## Begin

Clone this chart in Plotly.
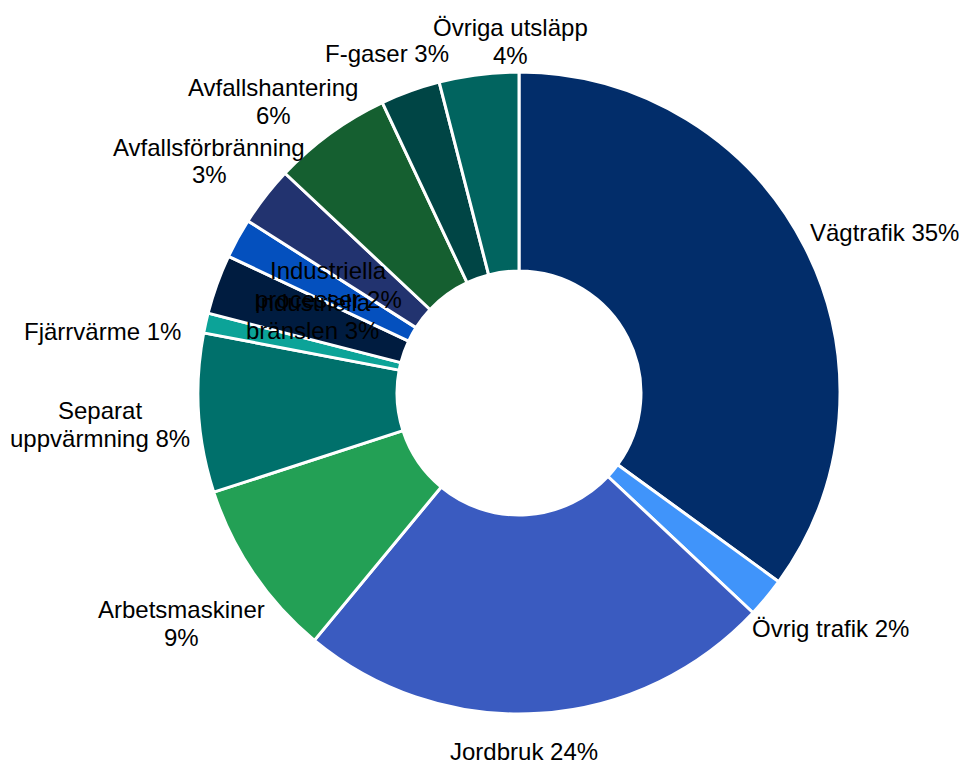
import plotly.graph_objects as go

# Emission shares by sector (percent)
sectors = [
    "Vägtrafik", "Övrig trafik", "Jordbruk", "Arbetsmaskiner",
    "Separat uppvärmning", "Fjärrvärme", "Industriella bränslen",
    "Industriella processer", "Avfallsförbränning", "Avfallshantering",
    "F-gaser", "Övriga utsläpp",
]
shares = [35, 2, 24, 9, 8, 1, 3, 2, 3, 6, 3, 4]

# Label lines for each sector; the percentage is appended to the last line,
# or put on its own line when the last entry is empty
label_lines = [
    ["Vägtrafik"], ["Övrig trafik"], ["Jordbruk"], ["Arbetsmaskiner", ""],
    ["Separat", "uppvärmning"], ["Fjärrvärme"], ["Industriella", "bränslen"],
    ["Industriella", "processer"], ["Avfallsförbränning", ""], ["Avfallshantering", ""],
    ["F-gaser"], ["Övriga utsläpp", ""],
]

colors = [
    "#022D6A", "#4094FA", "#3A5BC0", "#23A055", "#00706B", "#0CA398",
    "#001C40", "#0450BE", "#22336F", "#155F30", "#004545", "#01645F",
]

W, H = 959, 762
FONT = dict(family="Liberation Sans, Arial, sans-serif", size=24, color="#000000")
LINE_GAP = 28

# Label block centres in pixels (x, y, horizontal anchor)
label_pos = [
    (808, 232, "left"), (750, 628, "left"), (524, 751, "center"),
    (181, 623, "center"), (100, 424, "center"), (102, 331, "center"),
    (312, 316, "center"), (328, 285, "center"), (209, 161, "center"),
    (273, 101, "center"), (387, 54, "center"), (510, 42, "center"),
]

# Donut geometry in pixels
cx, cy, radius = 519, 393, 321

fig = go.Figure(
    go.Pie(
        labels=sectors,
        values=shares,
        sort=False,
        direction="clockwise",
        rotation=0,
        hole=0.38,
        marker=dict(colors=colors, line=dict(color="white", width=3)),
        textinfo="none",
        hoverinfo="label+percent",
        domain=dict(
            x=[(cx - radius) / W, (cx + radius) / W],
            y=[1 - (cy + radius) / H, 1 - (cy - radius) / H],
        ),
        showlegend=False,
    )
)

annotations = []
for lines, val, (px, py, anchor) in zip(label_lines, shares, label_pos):
    lines = list(lines)
    if lines[-1] == "":
        lines[-1] = f"{val}%"
    else:
        lines[-1] = f"{lines[-1]} {val}%"
    n = len(lines)
    for i, line in enumerate(lines):
        ly = py + (i - (n - 1) / 2) * LINE_GAP
        annotations.append(
            dict(
                x=px / W, y=1 - ly / H, xref="paper", yref="paper",
                text=line, showarrow=False,
                xanchor=anchor, yanchor="middle", align="center",
                font=FONT,
            )
        )

fig.update_layout(
    width=W, height=H,
    margin=dict(l=0, r=0, t=0, b=0),
    paper_bgcolor="white", plot_bgcolor="white",
    annotations=annotations,
)

fig.write_html("out.html")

## End

- Directions for this task
Reproduce the data above word for word from its first line through the line that holds "2, 3, 6, 3, 4]", both ends included; skip pictures.

- Written response
Clone this chart in Plotly.
import plotly.graph_objects as go

# Emission shares by sector (percent)
sectors = [
    "Vägtrafik", "Övrig trafik", "Jordbruk", "Arbetsmaskiner",
    "Separat uppvärmning", "Fjärrvärme", "Industriella bränslen",
    "Industriella processer", "Avfallsförbränning", "Avfallshantering",
    "F-gaser", "Övriga utsläpp",
]
shares = [35, 2, 24, 9, 8, 1, 3, 2, 3, 6, 3, 4]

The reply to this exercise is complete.